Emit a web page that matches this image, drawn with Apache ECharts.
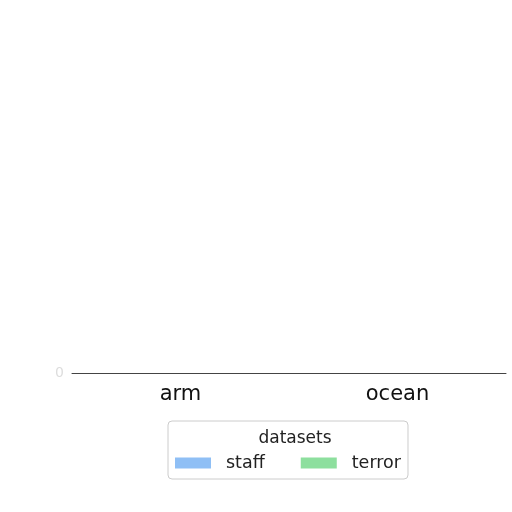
<!DOCTYPE html>
<html lang="en">
<head>
    <meta charset="UTF-8"/>
    <script src="https://cdn.jsdelivr.net/npm/echarts@6/dist/echarts.min.js"></script>
    <title>datasets</title>
    <style>
        html, body { margin: 0; padding: 0; background: #fff; }
        #chart { width: 512px; height: 512px; }
    </style>
</head>
<body>
<div id="chart"></div>
<script type="text/javascript">
    // data: every bar sits on the zero line
    var categories = ['arm', 'ocean'];
    var staffValues = [0, 0];
    var terrorValues = [0, 0];
    var seriesNames = ['staff', 'terror'];

    var myChart = echarts.init(document.getElementById('chart'));
    var option = {
        backgroundColor: '#fff',
        textStyle: { fontFamily: 'DejaVu Sans' },
        title: {
            text: 'datasets',
            left: 290,
            top: 425,
            textAlign: 'center',
            textStyle: { fontSize: 17, fontWeight: 'normal', color: '#222' }
        },
        legend: {
            data: seriesNames,
            left: 168,
            top: 421,
            padding: [33, 7, 7, 7],
            itemWidth: 36,
            itemHeight: 11,
            itemGap: 36,
            borderColor: '#ccc',
            borderWidth: 1,
            borderRadius: 4,
            icon: 'rect',
            textStyle: { fontSize: 17.5, color: '#222', padding: [0, 0, 0, 10] }
        },
        grid: { left: 72, right: 6, top: 20, bottom: 139 },
        xAxis: {
            type: 'category',
            data: categories,
            axisLine: { lineStyle: { color: '#444' } },
            axisTick: { alignWithLabel: true, lineStyle: { color: '#444' } },
            axisLabel: { fontSize: 21, color: '#111', margin: 11 }
        },
        yAxis: {
            type: 'value',
            min: 0,
            max: 1,
            splitLine: { show: false },
            axisLine: { show: false },
            axisTick: { show: false },
            axisLabel: {
                color: '#ddd',
                fontSize: 14,
                formatter: function (v) { return v === 0 ? '0' : ''; }
            }
        },
        series: [
            { name: 'staff', type: 'bar', data: staffValues, itemStyle: { color: '#8fbff5' } },
            { name: 'terror', type: 'bar', data: terrorValues, itemStyle: { color: '#8ddf9e' } }
        ]
    };
    myChart.setOption(option);
</script>
</body>
</html>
---
▶ WHAT YOU HAVE TO DO
Leave out any pictures and return exactly the lines from the beginning of the data through the line with "var seriesNames = ['staff', 'terror'];", inclusive.

▶ OUTPUT BELOW
Emit a web page that matches this image, drawn with Apache ECharts.
<!DOCTYPE html>
<html lang="en">
<head>
    <meta charset="UTF-8"/>
    <script src="https://cdn.jsdelivr.net/npm/echarts@6/dist/echarts.min.js"></script>
    <title>datasets</title>
    <style>
        html, body { margin: 0; padding: 0; background: #fff; }
        #chart { width: 512px; height: 512px; }
    </style>
</head>
<body>
<div id="chart"></div>
<script type="text/javascript">
    // data: every bar sits on the zero line
    var categories = ['arm', 'ocean'];
    var staffValues = [0, 0];
    var terrorValues = [0, 0];
    var seriesNames = ['staff', 'terror'];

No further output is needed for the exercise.